I hit play on the new record from San Diego’s The Sully Band and it was like stepping into the way back machine. It must have been about 1975 or 1976, and I discovered KAAY in Little Rock and its after-midnight programming. Sitting on a tailgate on a sweltering summer night, pulling surreptitiously from a bottle in a brown paper bag, it was so different from all the radio stations us midwestern farm boys could hear during the day. Not different because we’d never heard anything like it–Top 40 was everywhere. But different because it was an entirely separate music universe. No twang, no strings, and a bass & drum section that rattled the whole vehicle. We had discovered R&B and soul.
Let’s Straighten It Out opens with a Dr. John number, When the Battle Is Over, full of swampy guitar and doo-wop backup singers. Guest vocalist Rebecca Jade goes toe-to-toe with Sully about who’s going to win the fight. Ice Cold Daydream steps that up a notch with some sweet saxophone. Then they take the funk completely over the top with Little Johnny Taylor’s If You Love Me Like You Say. Compared to that, Billy Preston’s Nothing From Nothing seems almost restrained.
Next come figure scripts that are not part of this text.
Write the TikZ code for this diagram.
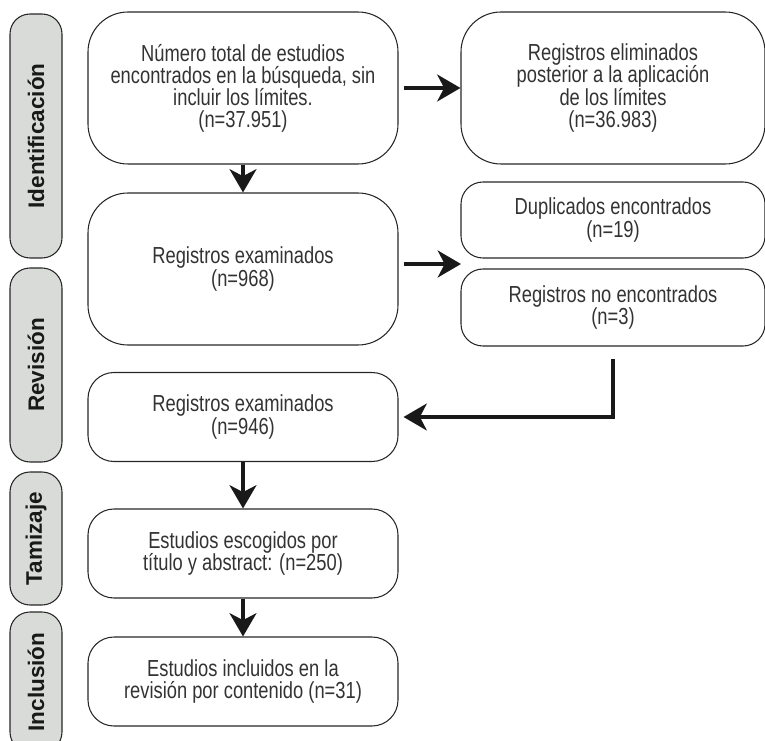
\documentclass[tikz,border=0pt]{standalone}
\usepackage{fontspec}
\setmainfont[FakeStretch=0.79]{Liberation Sans}
\newfontfamily\phasefont{Liberation Sans}
\usetikzlibrary{arrows.meta,positioning}
\definecolor{inkgray}{rgb}{0.2,0.2,0.2}
\definecolor{phasegray}{rgb}{0.85,0.86,0.85}
\newdimen\px \px=0.03cm
\tikzstyle{box}=[draw=black!85, line width=0.9pt, align=center, text=inkgray, font=\fontsize{19.8}{18.8}\selectfont, inner sep=0pt]
\tikzstyle{bigbox}=[box, rounded corners=40\px, minimum width=310\px, minimum height=152\px]
\tikzstyle{smallbox}=[box, rounded corners=26\px, minimum width=310\px, minimum height=89\px]
\tikzstyle{sidebox}=[box, rounded corners=22\px, minimum width=304\px]
\tikzstyle{phase}=[draw=black!85, line width=0.9pt, fill=phasegray, rounded corners=20\px, rotate=90, minimum height=52\px, inner sep=0pt, text=black!90, font=\phasefont\bfseries\fontsize{19.2}{20}\selectfont]
\tikzstyle{flow}=[line width=2.6pt, black!90, -{Stealth[length=0.7cm, width=0.81cm, inset=0.21cm]}]

\begin{document}
\begin{tikzpicture}[x=\px, y=-\px]
    % page size of the reference
    \clip (0,0) rectangle (765,741);

    % phase labels on the left, using a loop
    \foreach \name/\y/\h/\txt in {ident/136/244/Identificación, revis/365/194/Revisión,
      tamiz/538.5/133/Tamizaje, inclu/682/140/Inclusión}
    \node[phase, minimum width=\h\px] (\name) at (36,\y) {\txt};

    % main column
    \node[bigbox] (found) at (243,88) {Número total de estudios\\encontrados en la búsqueda, sin\\incluir los límites.\\(n=37.951)};
    \node[bigbox] (screened) at (243,269) {Registros examinados\\(n=968)};
    \node[smallbox] (kept) at (243,417) {Registros examinados\\(n=946)};
    \node[smallbox] (chosen) at (243,553.5) {Estudios escogidos por\\título y abstract: (n=250)};
    \node[smallbox] (included) at (243,681.5) {Estudios incluidos en la\\revisión por contenido (n=31)};

    % right column
    \node[bigbox, minimum width=304\px] (removed) at (613,88) {Registros eliminados\\posterior a la aplicación\\de los límites\\(n=36.983)};
    \node[sidebox, minimum height=76\px] (dupes) at (613,220) {Duplicados encontrados\\(n=19)};
    \node[sidebox, minimum height=77\px] (missing) at (613,307.5) {Registros no encontrados\\(n=3)};
    \coordinate (gap) at (461,264);

    % arrows
    \draw[flow, shorten <=5\px] (found.east) -- (removed.west);
    \draw[flow] (found.south) -- (screened.north);
    \draw[flow, shorten <=5\px] (screened.east |- gap) -- (gap);
    \draw[flow, shorten <=12\px, shorten >=5\px] (missing.south) |- (kept.east);
    \draw[flow] (kept.south) -- (chosen.north);
    \draw[flow] (chosen.south) -- (included.north);

  \end{tikzpicture}
\end{document}
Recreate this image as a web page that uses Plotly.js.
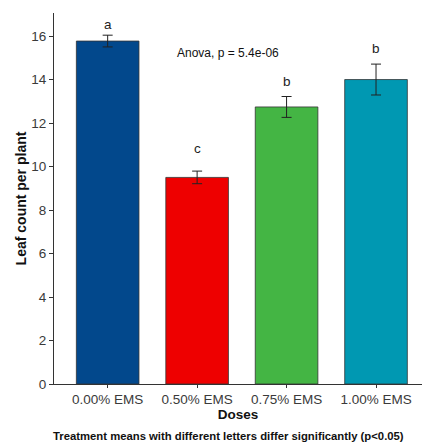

Several songs on the record come a little closer to what made it to mainstream in those days. I Wish It Would Rain was a Temptation’s tune with a back story as sorrowful as the writer’s wish it would rain to cover his tears. Gimme Little Sign is a soulful piece that again features Jade, this time harmonizing with Sully. Higher And Higher is the Jackie Wilson classic (and later Rita Coolidge) with a full complement of horns and winds. The title track similarly features that trumpet.
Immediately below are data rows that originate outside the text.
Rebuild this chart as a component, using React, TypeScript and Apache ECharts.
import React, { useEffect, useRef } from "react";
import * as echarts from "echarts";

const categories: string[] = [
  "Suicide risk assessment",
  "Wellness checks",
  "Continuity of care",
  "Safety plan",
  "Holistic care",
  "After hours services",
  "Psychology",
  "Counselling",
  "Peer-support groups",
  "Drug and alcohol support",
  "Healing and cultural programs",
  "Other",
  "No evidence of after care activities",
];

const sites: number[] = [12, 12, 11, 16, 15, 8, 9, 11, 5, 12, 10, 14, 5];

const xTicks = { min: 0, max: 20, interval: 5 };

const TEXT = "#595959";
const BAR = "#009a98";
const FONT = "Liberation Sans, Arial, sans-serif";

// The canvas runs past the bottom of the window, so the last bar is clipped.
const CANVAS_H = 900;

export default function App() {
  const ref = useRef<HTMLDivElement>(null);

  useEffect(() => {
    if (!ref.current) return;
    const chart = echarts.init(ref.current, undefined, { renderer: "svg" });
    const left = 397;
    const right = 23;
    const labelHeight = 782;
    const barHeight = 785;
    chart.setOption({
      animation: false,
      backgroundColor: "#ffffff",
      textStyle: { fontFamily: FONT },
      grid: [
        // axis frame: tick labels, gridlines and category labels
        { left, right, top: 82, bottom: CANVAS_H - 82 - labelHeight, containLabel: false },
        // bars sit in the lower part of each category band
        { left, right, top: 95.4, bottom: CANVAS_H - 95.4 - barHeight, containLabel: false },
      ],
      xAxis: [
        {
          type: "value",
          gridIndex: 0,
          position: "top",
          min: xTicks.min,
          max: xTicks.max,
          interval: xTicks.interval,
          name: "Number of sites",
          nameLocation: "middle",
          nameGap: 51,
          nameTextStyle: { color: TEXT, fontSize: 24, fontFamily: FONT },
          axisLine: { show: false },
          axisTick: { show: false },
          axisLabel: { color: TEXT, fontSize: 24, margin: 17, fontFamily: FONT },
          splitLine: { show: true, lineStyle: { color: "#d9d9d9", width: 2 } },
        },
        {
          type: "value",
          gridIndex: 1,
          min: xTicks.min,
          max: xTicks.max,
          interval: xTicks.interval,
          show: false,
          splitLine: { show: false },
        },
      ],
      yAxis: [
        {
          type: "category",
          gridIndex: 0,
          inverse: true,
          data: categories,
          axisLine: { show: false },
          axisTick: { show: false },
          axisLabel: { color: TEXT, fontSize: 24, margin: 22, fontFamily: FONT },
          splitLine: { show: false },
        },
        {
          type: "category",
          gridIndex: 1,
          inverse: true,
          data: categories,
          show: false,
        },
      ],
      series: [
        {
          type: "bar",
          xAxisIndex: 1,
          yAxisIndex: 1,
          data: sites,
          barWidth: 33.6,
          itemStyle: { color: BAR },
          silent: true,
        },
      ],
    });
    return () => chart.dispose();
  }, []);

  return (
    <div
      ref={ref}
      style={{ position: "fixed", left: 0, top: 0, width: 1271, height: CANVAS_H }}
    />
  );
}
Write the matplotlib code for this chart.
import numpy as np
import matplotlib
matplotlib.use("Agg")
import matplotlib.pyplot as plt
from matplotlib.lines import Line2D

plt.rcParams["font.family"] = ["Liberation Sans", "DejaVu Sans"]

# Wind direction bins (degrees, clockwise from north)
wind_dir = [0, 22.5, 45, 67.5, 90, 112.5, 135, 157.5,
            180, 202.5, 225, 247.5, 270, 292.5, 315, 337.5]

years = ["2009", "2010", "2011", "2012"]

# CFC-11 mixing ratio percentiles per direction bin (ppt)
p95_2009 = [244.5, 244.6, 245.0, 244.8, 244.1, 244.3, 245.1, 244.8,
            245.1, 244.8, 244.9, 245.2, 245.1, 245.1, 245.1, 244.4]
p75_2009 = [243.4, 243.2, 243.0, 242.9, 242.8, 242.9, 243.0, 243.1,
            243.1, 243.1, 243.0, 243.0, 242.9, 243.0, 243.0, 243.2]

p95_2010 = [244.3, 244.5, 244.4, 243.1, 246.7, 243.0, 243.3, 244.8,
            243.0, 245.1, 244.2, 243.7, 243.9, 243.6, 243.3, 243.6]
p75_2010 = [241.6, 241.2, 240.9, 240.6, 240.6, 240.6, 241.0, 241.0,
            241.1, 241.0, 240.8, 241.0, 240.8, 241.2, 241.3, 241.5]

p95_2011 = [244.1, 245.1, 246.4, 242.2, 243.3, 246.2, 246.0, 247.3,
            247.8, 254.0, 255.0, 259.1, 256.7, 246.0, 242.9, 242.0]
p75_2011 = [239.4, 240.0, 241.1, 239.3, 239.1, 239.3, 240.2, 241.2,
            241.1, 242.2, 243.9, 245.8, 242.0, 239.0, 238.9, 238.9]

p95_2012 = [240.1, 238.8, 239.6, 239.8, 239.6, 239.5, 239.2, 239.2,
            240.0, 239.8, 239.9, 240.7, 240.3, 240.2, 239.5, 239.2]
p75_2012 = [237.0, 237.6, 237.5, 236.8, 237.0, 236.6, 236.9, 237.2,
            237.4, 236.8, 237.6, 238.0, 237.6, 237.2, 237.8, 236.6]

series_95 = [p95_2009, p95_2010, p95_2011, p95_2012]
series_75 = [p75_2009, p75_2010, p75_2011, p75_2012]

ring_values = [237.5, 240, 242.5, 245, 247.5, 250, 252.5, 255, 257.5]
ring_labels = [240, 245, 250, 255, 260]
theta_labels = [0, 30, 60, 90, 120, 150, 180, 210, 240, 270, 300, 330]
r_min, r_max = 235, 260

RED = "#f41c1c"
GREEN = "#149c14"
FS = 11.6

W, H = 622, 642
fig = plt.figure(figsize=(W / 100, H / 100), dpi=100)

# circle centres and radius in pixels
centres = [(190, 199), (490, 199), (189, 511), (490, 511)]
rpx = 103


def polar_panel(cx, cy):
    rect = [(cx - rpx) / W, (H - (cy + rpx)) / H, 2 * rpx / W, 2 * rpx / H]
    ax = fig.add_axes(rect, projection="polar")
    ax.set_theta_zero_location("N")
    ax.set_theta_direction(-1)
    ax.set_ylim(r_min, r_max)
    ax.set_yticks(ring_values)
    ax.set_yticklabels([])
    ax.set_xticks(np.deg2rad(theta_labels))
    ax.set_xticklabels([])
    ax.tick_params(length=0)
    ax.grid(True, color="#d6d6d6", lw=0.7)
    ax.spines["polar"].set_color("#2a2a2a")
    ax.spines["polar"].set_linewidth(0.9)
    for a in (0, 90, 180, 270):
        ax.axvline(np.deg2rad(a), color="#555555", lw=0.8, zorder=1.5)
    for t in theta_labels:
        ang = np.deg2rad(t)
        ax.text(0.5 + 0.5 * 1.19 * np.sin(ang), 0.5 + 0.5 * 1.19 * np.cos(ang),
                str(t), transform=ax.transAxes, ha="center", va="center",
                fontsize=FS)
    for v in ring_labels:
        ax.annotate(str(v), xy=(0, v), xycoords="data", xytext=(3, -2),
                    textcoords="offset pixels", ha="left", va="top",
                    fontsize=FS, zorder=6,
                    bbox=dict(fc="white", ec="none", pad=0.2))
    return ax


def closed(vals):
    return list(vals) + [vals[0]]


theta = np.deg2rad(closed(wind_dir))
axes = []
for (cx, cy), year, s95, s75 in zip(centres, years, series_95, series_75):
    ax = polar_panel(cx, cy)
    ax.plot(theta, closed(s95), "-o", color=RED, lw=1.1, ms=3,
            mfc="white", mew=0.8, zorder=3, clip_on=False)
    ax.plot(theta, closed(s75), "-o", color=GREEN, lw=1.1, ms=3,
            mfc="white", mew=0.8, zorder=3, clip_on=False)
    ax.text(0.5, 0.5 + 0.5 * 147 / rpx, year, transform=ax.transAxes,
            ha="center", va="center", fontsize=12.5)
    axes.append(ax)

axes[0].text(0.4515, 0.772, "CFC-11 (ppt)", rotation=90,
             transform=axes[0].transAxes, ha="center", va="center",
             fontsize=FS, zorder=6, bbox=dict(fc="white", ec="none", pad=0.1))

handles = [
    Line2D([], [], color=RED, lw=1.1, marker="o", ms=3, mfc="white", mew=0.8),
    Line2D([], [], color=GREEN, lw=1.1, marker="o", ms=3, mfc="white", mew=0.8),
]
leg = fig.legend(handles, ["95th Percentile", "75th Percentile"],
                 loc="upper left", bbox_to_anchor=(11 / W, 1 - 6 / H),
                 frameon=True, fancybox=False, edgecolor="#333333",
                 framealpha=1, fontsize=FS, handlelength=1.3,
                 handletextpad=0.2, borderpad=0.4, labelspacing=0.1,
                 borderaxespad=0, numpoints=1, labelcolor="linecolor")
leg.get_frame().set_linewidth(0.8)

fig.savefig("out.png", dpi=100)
Let’s Straighten It Out is, essentially, a record of covers. But covers generally show off an artist’s newer interpretation, or they’re true to the original in a tribute sort of way. The Sully Band walks a path between those. They’re definitely interpretations of the originals, but in a style that reflects the musical age when they were released. The result is just plain fun. No matter your age, this is dance-around-the-living-room music.